● **Short exercise**
Begin at the first line of the data and copy each line through the one containing "minimum width=116pt, minimum", that line included, with no pictures.
— BEGIN Records supplied —
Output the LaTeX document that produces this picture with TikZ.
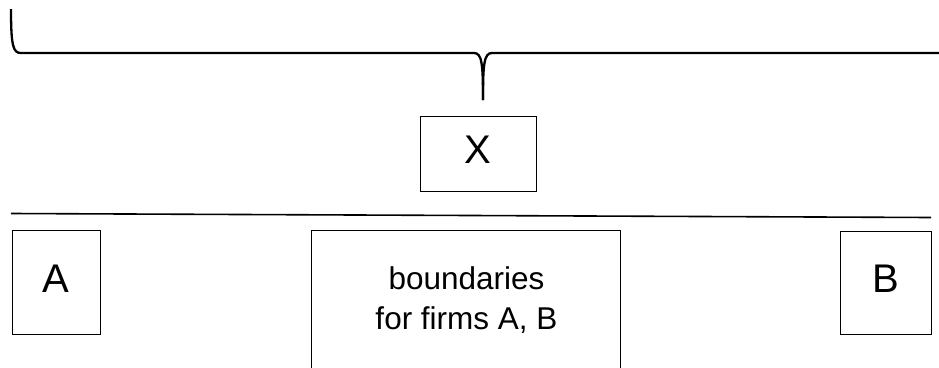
\documentclass[tikz,border=0pt]{standalone}
\usepackage{fontspec}
\setmainfont{Liberation Sans}
\begin{document}
\begin{tikzpicture}[x=1pt,y=-1pt,
  box/.style={draw=black, line width=1pt, rectangle, inner sep=0pt},
  letter/.style={font=\fontsize{40}{48}\selectfont, text depth=7pt},
  bracepath/.style={line width=2.3pt, line cap=butt},
  divider/.style={line width=1.6pt}]
  \useasboundingbox (0,0) rectangle (939,367);
  \clip (0,0) rectangle (939,367);

  % curly brace, opening at the left, tip pointing down at the centre
  \coordinate (braceL) at (11,9);
  \coordinate (braceTip) at (483,100);
  \coordinate (braceR) at (950,53);
  \draw[bracepath] (braceL) .. controls (11,46) and (13,53) .. (21,53)
    -- (474,53) .. controls (482,53) and (483,64) .. (braceTip);
  \draw[bracepath] (braceTip) .. controls (483,64) and (484,53) .. (492,53)
    -- (braceR);

  % top box
  \node[box, letter, minimum width=116pt, minimum height=75pt] (X) at (478,153.5) {X};

  % divider
  \coordinate (divL) at (11,213.5);
  \coordinate (divR) at (931,217.5);
  \draw[divider] (divL) -- (divR);

  % lower row
  \node[box, letter, minimum width=88pt, minimum height=104pt] (A) at (56,282) {A};
  \node[box, letter, minimum width=91pt, minimum height=103pt] (B) at (885.5,282.5) {B};
  \node[box, minimum width=309pt, minimum height=180pt, anchor=north] (firms) at (465.5,230) {};
  \node[align=center, font=\fontsize{31.5}{40}\selectfont] (firmstext) at (466.5,300) {boundaries\\for firms A, B};
\end{tikzpicture}
\end{document}
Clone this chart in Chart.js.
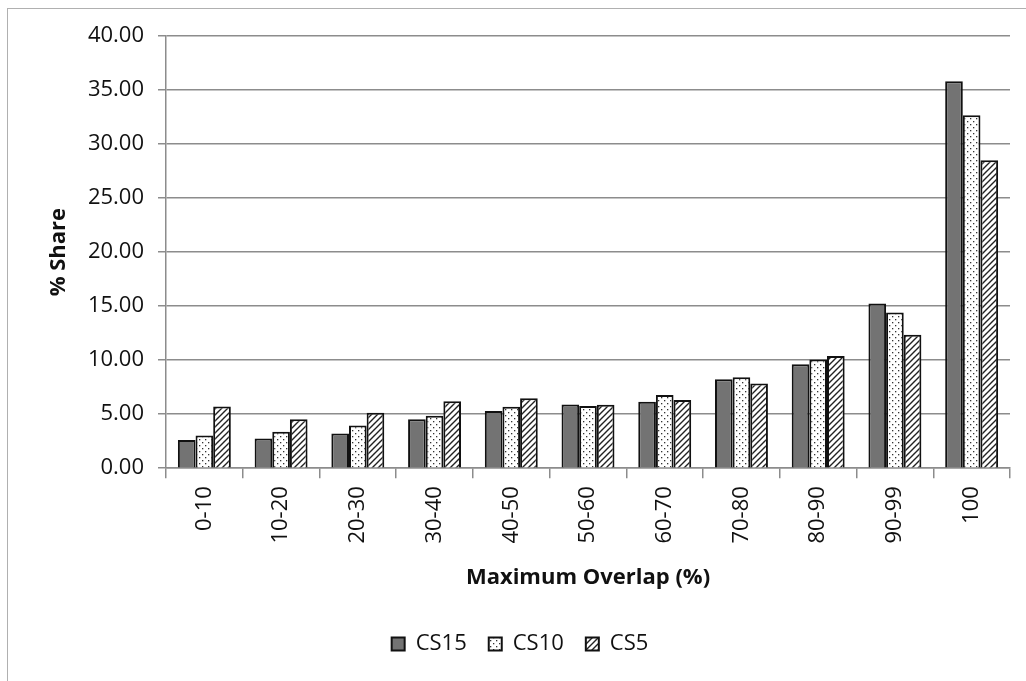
<!DOCTYPE html>
<html>
<head>
<meta charset="utf-8">
<script src="https://cdn.jsdelivr.net/npm/chart.js@4"></script>
<style>
  html, body { margin: 0; padding: 0; background: #fff; }
  #wrap { position: relative; width: 1026px; height: 681px; }
  #frame { position: absolute; left: 7px; top: 8px; right: -5px; bottom: -5px;
           border-left: 1px solid #b0b0b0; border-top: 1px solid #b0b0b0; pointer-events: none; }
</style>
</head>
<body>
<div id="wrap">
  <canvas id="overlapChart" width="1026" height="681"></canvas>
  <div id="frame"></div>
</div>
<script>
const categories = ['0-10', '10-20', '20-30', '30-40', '40-50', '50-60', '60-70', '70-80', '80-90', '90-99', '100'];
const cs15 = [2.60, 2.75, 3.22, 4.52, 5.29, 5.90, 6.15, 8.23, 9.62, 15.25, 35.82];
const cs10 = [3.03, 3.37, 3.96, 4.86, 5.69, 5.75, 6.77, 8.42, 10.05, 14.41, 32.67];
const cs5  = [5.72, 4.52, 5.13, 6.19, 6.47, 5.88, 6.31, 7.83, 10.39, 12.34, 28.49];
const yTicks = [0, 5, 10, 15, 20, 25, 30, 35, 40];

const FONT = "'Open Sans', sans-serif";

function dotPattern() {
    const c = document.createElement('canvas');
    c.width = 6; c.height = 6;
    const g = c.getContext('2d');
    g.fillStyle = '#fff';
    g.fillRect(0, 0, 6, 6);
    g.fillStyle = '#333';
    g.fillRect(1, 1, 1.3, 1.3);
    g.fillRect(4, 4, 1.3, 1.3);
    return g.createPattern(c, 'repeat');
}

function hatchPattern() {
    const s = 6;
    const c = document.createElement('canvas');
    c.width = s; c.height = s;
    const g = c.getContext('2d');
    g.fillStyle = '#fff';
    g.fillRect(0, 0, s, s);
    g.strokeStyle = '#222';
    g.lineWidth = 1.4;
    g.beginPath();
    g.moveTo(-1, s + 1); g.lineTo(s + 1, -1);
    g.moveTo(-1, 1); g.lineTo(1, -1);
    g.moveTo(s - 1, s + 1); g.lineTo(s + 1, s - 1);
    g.stroke();
    return g.createPattern(c, 'repeat');
}

const ctx = document.getElementById('overlapChart').getContext('2d');

const chart = new Chart(ctx, {
    type: 'bar',
    data: {
        labels: categories,
        datasets: [{
            label: 'CS15',
            data: cs15,
            backgroundColor: '#737373',
            borderColor: '#111',
            borderWidth: 2,
        }, {
            label: 'CS10',
            data: cs10,
            backgroundColor: dotPattern(),
            borderColor: '#111',
            borderWidth: 2,
        }, {
            label: 'CS5',
            data: cs5,
            backgroundColor: hatchPattern(),
            borderColor: '#111',
            borderWidth: 2,
        }]
    },
    options: {
        responsive: false,
        animation: false,
        layout: {
            padding: { top: 36, left: 30, right: 16, bottom: 16 }
        },
        datasets: {
            bar: {
                categoryPercentage: 0.69,
                barPercentage: 1.0,
            }
        },
        scales: {
            x: {
                grid: {
                    offset: true,
                    drawOnChartArea: false,
                    drawTicks: true,
                    tickLength: 10,
                    color: '#8c8c8c',
                    lineWidth: 1.5,
                },
                border: { color: '#8c8c8c', width: 1.5 },
                ticks: {
                    color: '#111',
                    font: { family: FONT, size: 22 },
                    minRotation: 90,
                    maxRotation: 90,
                    padding: 8,
                    autoSkip: false,
                },
                title: {
                    display: true,
                    text: 'Maximum Overlap (%)',
                    color: '#111',
                    font: { family: FONT, size: 22, weight: 'bold' },
                    padding: { top: 13, bottom: 20 },
                },
            },
            y: {
                min: 0,
                max: 40,
                afterBuildTicks: function (scale) {
                    scale.ticks = yTicks.map(v => ({ value: v }));
                },
                afterFit: function (scale) {
                    scale.width = 136;
                },
                grid: {
                    color: '#8c8c8c',
                    lineWidth: 1.5,
                    tickLength: 8,
                },
                border: { color: '#8c8c8c', width: 1.5 },
                ticks: {
                    color: '#111',
                    font: { family: FONT, size: 22 },
                    padding: 14,
                    callback: v => v.toFixed(2),
                },
                title: {
                    display: true,
                    text: '% Share',
                    color: '#111',
                    font: { family: FONT, size: 22, weight: 'bold' },
                    padding: { top: 16, bottom: 0 },
                },
            }
        },
        plugins: {
            legend: {
                position: 'bottom',
                labels: {
                    color: '#111',
                    font: { family: FONT, size: 22 },
                    boxWidth: 13,
                    boxHeight: 13,
                    padding: 22,
                },
            },
            tooltip: { enabled: false },
        }
    }
});
</script>
</body>
</html>
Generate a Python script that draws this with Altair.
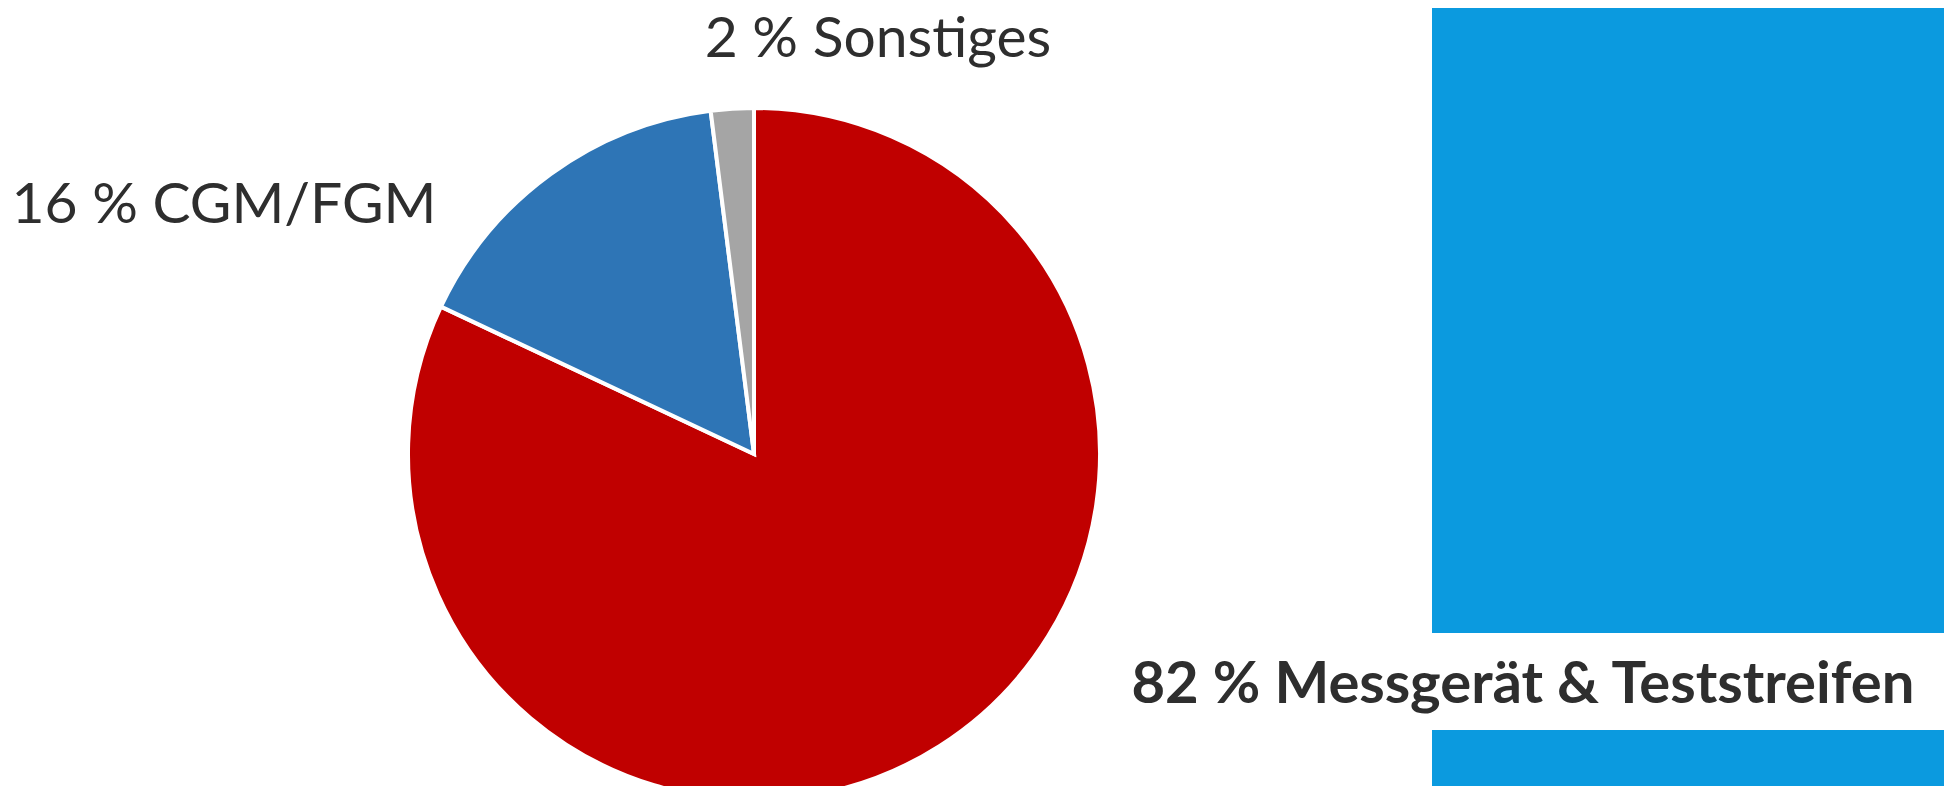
import altair as alt
import pandas as pd

categories = ["Messgerät & Teststreifen", "CGM/FGM", "Sonstiges"]
shares = [82, 16, 2]
order_idx = [0, 1, 2]
colors = ["#C00000", "#2E75B6", "#A5A5A5"]

df = pd.DataFrame({"cat": categories, "share": shares, "idx": order_idx})
df["label"] = df["share"].astype(str) + " % " + df["cat"]

W, H = 1936, 778
FONT = "Lato"
TXT = "#2E2E2E"

base = alt.Chart(df)

pie = base.mark_arc(radius=346, stroke="white", strokeWidth=4).encode(
    theta=alt.Theta("share:Q", stack=True),
    order=alt.Order("idx:Q"),
    color=alt.Color("cat:N", scale=alt.Scale(domain=categories, range=colors), legend=None),
    x=alt.value(746),
    y=alt.value(446),
)

band_top = alt.Chart(df).mark_rect(color="#0B9ADF").encode(
    x=alt.value(1424), x2=alt.value(W), y=alt.value(0), y2=alt.value(625)
).transform_filter(alt.datum.idx == 0)
band_bot = alt.Chart(df).mark_rect(color="#0B9ADF").encode(
    x=alt.value(1424), x2=alt.value(W), y=alt.value(722), y2=alt.value(H)
).transform_filter(alt.datum.idx == 0)

def label(i, x, y, weight, size):
    return base.transform_filter(alt.datum.idx == i).mark_text(
        font=FONT, fontSize=size, fontWeight=weight, color=TXT,
        align="center", baseline="alphabetic"
    ).encode(text="label:N", x=alt.value(x), y=alt.value(y))

t_main = label(0, 1515, 695, "bold", 58)
t_cgm = label(1, 216, 215, "normal", 57)
t_son = label(2, 870, 49, "normal", 57)

chart = alt.layer(band_top, band_bot, pie, t_main, t_cgm, t_son).properties(
    width=W, height=H, padding=0,
    autosize=alt.AutoSizeParams(type="none"),
).configure_view(stroke=None)

chart.save("out.html", embed_options={"renderer": "svg", "actions": False})
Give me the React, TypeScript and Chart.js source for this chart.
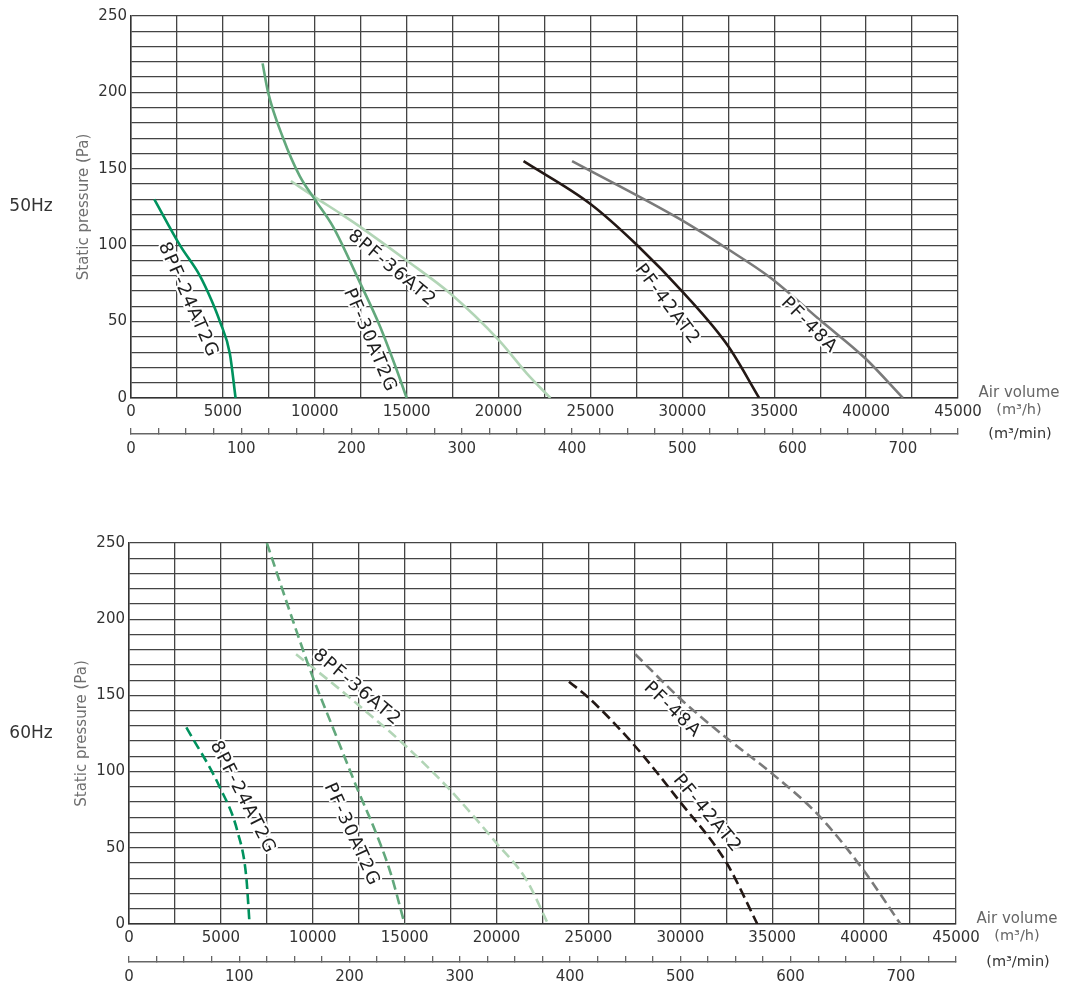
— END Records supplied —
● **Correct output**
Output the LaTeX document that produces this picture with TikZ.
\documentclass[tikz,border=0pt]{standalone}
\usepackage{fontspec}
\setmainfont{Liberation Sans}
\begin{document}
\begin{tikzpicture}[x=1pt,y=-1pt,
  box/.style={draw=black, line width=1pt, rectangle, inner sep=0pt},
  letter/.style={font=\fontsize{40}{48}\selectfont, text depth=7pt},
  bracepath/.style={line width=2.3pt, line cap=butt},
  divider/.style={line width=1.6pt}]
  \useasboundingbox (0,0) rectangle (939,367);
  \clip (0,0) rectangle (939,367);

  % curly brace, opening at the left, tip pointing down at the centre
  \coordinate (braceL) at (11,9);
  \coordinate (braceTip) at (483,100);
  \coordinate (braceR) at (950,53);
  \draw[bracepath] (braceL) .. controls (11,46) and (13,53) .. (21,53)
    -- (474,53) .. controls (482,53) and (483,64) .. (braceTip);
  \draw[bracepath] (braceTip) .. controls (483,64) and (484,53) .. (492,53)
    -- (braceR);

  % top box
  \node[box, letter, minimum width=116pt, minimum height=75pt] (X) at (478,153.5) {X};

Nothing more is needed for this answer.